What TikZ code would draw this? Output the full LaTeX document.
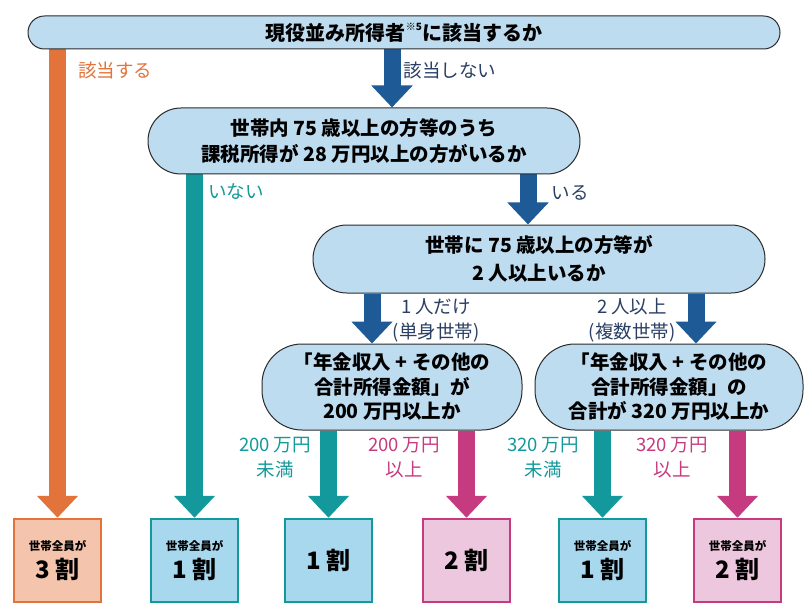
\documentclass[tikz,border=0pt]{standalone}
\usepackage{fontspec}
\setmainfont{Noto Sans CJK JP}
\usetikzlibrary{arrows.meta,backgrounds}
\definecolor{pillfill}{HTML}{BDDCF0}
\definecolor{pillline}{HTML}{2B2B2B}
\definecolor{navy}{HTML}{1D5A96}
\definecolor{tealc}{HTML}{13999B}
\definecolor{magc}{HTML}{C63B80}
\definecolor{orngc}{HTML}{E2733A}
\definecolor{boxblue}{HTML}{A8D8EE}
\definecolor{boxpink}{HTML}{EDC7DE}
\definecolor{boxorange}{HTML}{F4C4AC}
\definecolor{labnavy}{HTML}{2A3F63}
\begin{document}
\begin{tikzpicture}[x=1pt,y=-1pt,
  pill/.style={draw=pillline, line width=1pt, fill=pillfill, inner sep=0pt, align=center},
  res/.style={draw=#1, line width=2.5pt, minimum width=87pt, minimum height=83pt, inner sep=0pt, align=center},
  fat/.style={line width=17pt, draw=#1, -{Triangle[width=40pt,length=22pt]}},
  lab/.style={text=#1, font=\fontsize{18.5}{25}\selectfont, align=center, inner sep=0pt},
]
\useasboundingbox (0,0) rectangle (809,607);

% decision pills
\node[pill, minimum width=752pt, minimum height=33pt, rounded corners=16.4pt,
      font=\bfseries\fontsize{20}{24}\selectfont] (P1) at (404,32.5)
  {現役並み所得者\raisebox{0.5em}{\fontsize{10}{10}\selectfont ※5}に該当するか};
\node[pill, minimum width=432pt, minimum height=66pt, rounded corners=32.9pt,
      font=\bfseries\fontsize{19.5}{26}\selectfont] (P2) at (364,141)
  {世帯内 75 歳以上の方等のうち\\課税所得が 28 万円以上の方がいるか};
\node[pill, minimum width=452pt, minimum height=68pt, rounded corners=33.9pt,
      font=\bfseries\fontsize{19.5}{28}\selectfont] (P3) at (539,259)
  {世帯に 75 歳以上の方等が\\2 人以上いるか};
\node[pill, minimum width=260pt, minimum height=86pt, rounded corners=40pt,
      font=\bfseries\fontsize{19.5}{24.5}\selectfont] (P4) at (392,387)
  {「年金収入 + その他の\\合計所得金額」が\\200 万円以上か};
\node[pill, minimum width=268pt, minimum height=86pt, rounded corners=40pt,
      font=\bfseries\fontsize{19.5}{24.5}\selectfont] (P5) at (669,387)
  {「年金収入 + その他の\\合計所得金額」の\\合計が 320 万円以上か};

% result boxes
\node[res=orngc, fill=boxorange] (B1) at (57.5,560.5)
  {{\fontsize{11.5}{13}\selectfont\bfseries 世帯全員が}\\[6pt]{\fontsize{24}{26}\selectfont\bfseries 3 割}};
\node[res=tealc, fill=boxblue] (B2) at (194.5,560.5)
  {{\fontsize{11.5}{13}\selectfont\bfseries 世帯全員が}\\[6pt]{\fontsize{24}{26}\selectfont\bfseries 1 割}};
\node[res=tealc, fill=boxblue, font=\bfseries\fontsize{24}{26}\selectfont] (B3) at (328.5,560.5) {1 割};
\node[res=magc, fill=boxpink, font=\bfseries\fontsize{24}{26}\selectfont] (B4) at (466.5,560.5) {2 割};
\node[res=tealc, fill=boxblue] (B5) at (602.5,560.5)
  {{\fontsize{11.5}{13}\selectfont\bfseries 世帯全員が}\\[6pt]{\fontsize{24}{26}\selectfont\bfseries 1 割}};
\node[res=magc, fill=boxpink] (B6) at (737.5,560.5)
  {{\fontsize{11.5}{13}\selectfont\bfseries 世帯全員が}\\[6pt]{\fontsize{24}{26}\selectfont\bfseries 2 割}};

% connectors
\coordinate (xa) at (392,0);
\coordinate (xb) at (528,0);
\coordinate (xc) at (372,0);
\coordinate (xd) at (696,0);
\begin{scope}[on background layer]
\fill[white] (0,0) rectangle (809,607);
\draw[fat=orngc] (P1.south -| B1.north) -- (B1.north);
\draw[fat=navy] (P1.south -| xa) -- (P2.north -| xa);
\draw[fat=tealc] (P2.south -| B2.north) -- (B2.north);
\draw[fat=navy] (P2.south -| xb) -- (P3.north -| xb);
\draw[fat=navy] (P3.south -| xc) -- (P4.north -| xc);
\draw[fat=navy] (P3.south -| xd) -- (P5.north -| xd);
\draw[fat=tealc] (P4.south -| B3.north) -- (B3.north);
\draw[fat=magc] (P4.south -| B4.north) -- (B4.north);
\draw[fat=tealc] (P5.south -| B5.north) -- (B5.north);
\draw[fat=magc] (P5.south -| B6.north) -- (B6.north);
\end{scope}

% labels
\node[lab=orngc] (L1) at (115,70) {該当する};
\node[lab=labnavy] (L2) at (450,70) {該当しない};
\node[lab=tealc] (L3) at (236,192) {いない};
\node[lab=labnavy] (L4) at (570,193) {いる};
\node[lab=labnavy] (L5) at (436,320) {1 人だけ\\(単身世帯)};
\node[lab=labnavy] (L6) at (632,320) {2 人以上\\(複数世帯)};
\node[lab=tealc] (L7) at (275,458) {200 万円\\未満};
\node[lab=magc] (L8) at (404,458) {200 万円\\以上};
\node[lab=tealc] (L9) at (543,458) {320 万円\\未満};
\node[lab=magc] (L10) at (672,458) {320 万円\\以上};
\end{tikzpicture}
\end{document}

• _EXERCISE DIRECTIONS_
Without including any picture, repeat the data exactly.

• _EXERCISE RESULT_
What TikZ code would draw this? Output the full LaTeX document.
\documentclass[tikz,border=0pt]{standalone}
\usepackage{fontspec}
\setmainfont{Noto Sans CJK JP}
\usetikzlibrary{arrows.meta,backgrounds}
\definecolor{pillfill}{HTML}{BDDCF0}
\definecolor{pillline}{HTML}{2B2B2B}
\definecolor{navy}{HTML}{1D5A96}
\definecolor{tealc}{HTML}{13999B}
\definecolor{magc}{HTML}{C63B80}
\definecolor{orngc}{HTML}{E2733A}
\definecolor{boxblue}{HTML}{A8D8EE}
\definecolor{boxpink}{HTML}{EDC7DE}
\definecolor{boxorange}{HTML}{F4C4AC}
\definecolor{labnavy}{HTML}{2A3F63}
\begin{document}
\begin{tikzpicture}[x=1pt,y=-1pt,
  pill/.style={draw=pillline, line width=1pt, fill=pillfill, inner sep=0pt, align=center},
  res/.style={draw=#1, line width=2.5pt, minimum width=87pt, minimum height=83pt, inner sep=0pt, align=center},
  fat/.style={line width=17pt, draw=#1, -{Triangle[width=40pt,length=22pt]}},
  lab/.style={text=#1, font=\fontsize{18.5}{25}\selectfont, align=center, inner sep=0pt},
]
\useasboundingbox (0,0) rectangle (809,607);

% decision pills
\node[pill, minimum width=752pt, minimum height=33pt, rounded corners=16.4pt,
      font=\bfseries\fontsize{20}{24}\selectfont] (P1) at (404,32.5)
  {現役並み所得者\raisebox{0.5em}{\fontsize{10}{10}\selectfont ※5}に該当するか};
\node[pill, minimum width=432pt, minimum height=66pt, rounded corners=32.9pt,
      font=\bfseries\fontsize{19.5}{26}\selectfont] (P2) at (364,141)
  {世帯内 75 歳以上の方等のうち\\課税所得が 28 万円以上の方がいるか};
\node[pill, minimum width=452pt, minimum height=68pt, rounded corners=33.9pt,
      font=\bfseries\fontsize{19.5}{28}\selectfont] (P3) at (539,259)
  {世帯に 75 歳以上の方等が\\2 人以上いるか};
\node[pill, minimum width=260pt, minimum height=86pt, rounded corners=40pt,
      font=\bfseries\fontsize{19.5}{24.5}\selectfont] (P4) at (392,387)
  {「年金収入 + その他の\\合計所得金額」が\\200 万円以上か};
\node[pill, minimum width=268pt, minimum height=86pt, rounded corners=40pt,
      font=\bfseries\fontsize{19.5}{24.5}\selectfont] (P5) at (669,387)
  {「年金収入 + その他の\\合計所得金額」の\\合計が 320 万円以上か};

% result boxes
\node[res=orngc, fill=boxorange] (B1) at (57.5,560.5)
  {{\fontsize{11.5}{13}\selectfont\bfseries 世帯全員が}\\[6pt]{\fontsize{24}{26}\selectfont\bfseries 3 割}};
\node[res=tealc, fill=boxblue] (B2) at (194.5,560.5)
  {{\fontsize{11.5}{13}\selectfont\bfseries 世帯全員が}\\[6pt]{\fontsize{24}{26}\selectfont\bfseries 1 割}};
\node[res=tealc, fill=boxblue, font=\bfseries\fontsize{24}{26}\selectfont] (B3) at (328.5,560.5) {1 割};
\node[res=magc, fill=boxpink, font=\bfseries\fontsize{24}{26}\selectfont] (B4) at (466.5,560.5) {2 割};
\node[res=tealc, fill=boxblue] (B5) at (602.5,560.5)
  {{\fontsize{11.5}{13}\selectfont\bfseries 世帯全員が}\\[6pt]{\fontsize{24}{26}\selectfont\bfseries 1 割}};
\node[res=magc, fill=boxpink] (B6) at (737.5,560.5)
  {{\fontsize{11.5}{13}\selectfont\bfseries 世帯全員が}\\[6pt]{\fontsize{24}{26}\selectfont\bfseries 2 割}};

% connectors
\coordinate (xa) at (392,0);
\coordinate (xb) at (528,0);
\coordinate (xc) at (372,0);
\coordinate (xd) at (696,0);
\begin{scope}[on background layer]
\fill[white] (0,0) rectangle (809,607);
\draw[fat=orngc] (P1.south -| B1.north) -- (B1.north);
\draw[fat=navy] (P1.south -| xa) -- (P2.north -| xa);
\draw[fat=tealc] (P2.south -| B2.north) -- (B2.north);
\draw[fat=navy] (P2.south -| xb) -- (P3.north -| xb);
\draw[fat=navy] (P3.south -| xc) -- (P4.north -| xc);
\draw[fat=navy] (P3.south -| xd) -- (P5.north -| xd);
\draw[fat=tealc] (P4.south -| B3.north) -- (B3.north);
\draw[fat=magc] (P4.south -| B4.north) -- (B4.north);
\draw[fat=tealc] (P5.south -| B5.north) -- (B5.north);
\draw[fat=magc] (P5.south -| B6.north) -- (B6.north);
\end{scope}

% labels
\node[lab=orngc] (L1) at (115,70) {該当する};
\node[lab=labnavy] (L2) at (450,70) {該当しない};
\node[lab=tealc] (L3) at (236,192) {いない};
\node[lab=labnavy] (L4) at (570,193) {いる};
\node[lab=labnavy] (L5) at (436,320) {1 人だけ\\(単身世帯)};
\node[lab=labnavy] (L6) at (632,320) {2 人以上\\(複数世帯)};
\node[lab=tealc] (L7) at (275,458) {200 万円\\未満};
\node[lab=magc] (L8) at (404,458) {200 万円\\以上};
\node[lab=tealc] (L9) at (543,458) {320 万円\\未満};
\node[lab=magc] (L10) at (672,458) {320 万円\\以上};
\end{tikzpicture}
\end{document}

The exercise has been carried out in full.